Show and tell. In the personalized onboarding webinars that Lia Zegeye, senior director of membership at the American Bus Association, conducts, she “shows a short promotional video from ABA’s tradeshow, providing a testimonial about the value of the event. Zegeye said she often gets thank-you notes from those webinar attendees who say, “Wow, I had no idea you guys did all of these things!” “It’s a great way for me to connect with our members,” she added. The webinars immediately put a face with a name, and members are more likely to reach out to her directly with questions. The International Coach Federation also puts on a live webinar for onboarding and has found that this type of early engagement boosts first-year retention.
Provide the breadth of what you do. Especially during the pandemic, customers/subscribers/members may have come to you for one special thing, be that COVID coverage, ways to move forward or how others are dealing with this crisis. So it’s important that during onboarding you expose them to everything else that you do. “If you are one of the almost a million people who subscribed to our COVID-19 email newsletter, what are the other newsletters that may be valuable to you?” asked Jeremy Gilbert, director of strategic initiatives for The Washington Post, early on in the pandemic. “What kinds of coverage did you click through from the email newsletter and how can we use those interactions with our site or native apps to get you to stay?”
And by exposing them to everything you do, you can get preferences to build on.

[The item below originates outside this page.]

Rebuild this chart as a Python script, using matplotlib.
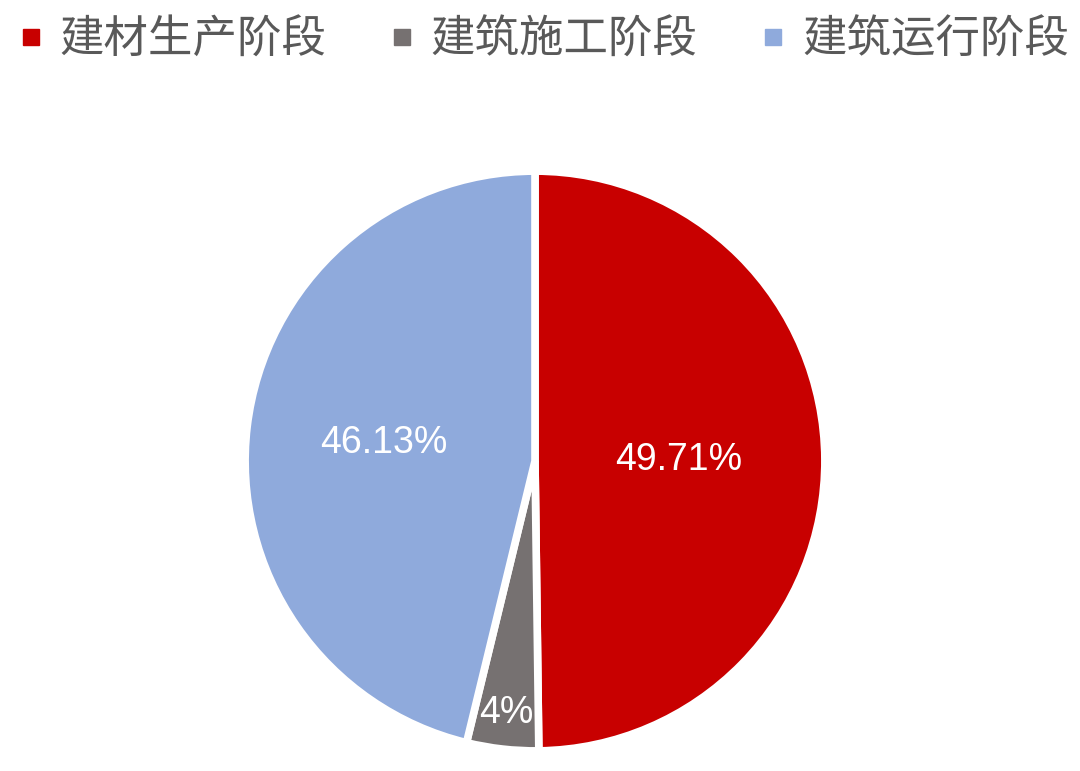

From a data perspective, “this [opening 30-day] period is also crucial for us to gather patterns of user behavior,” said Katrina Bolak, manager, customer onboarding and engagement, for The Globe and Mail in Toronto. “We need 30 days of data to accurately serve up future content based on interests and for our email segmentation.” After that, content consumption patterns begin to form—good and bad.” So initial engagement has to be high.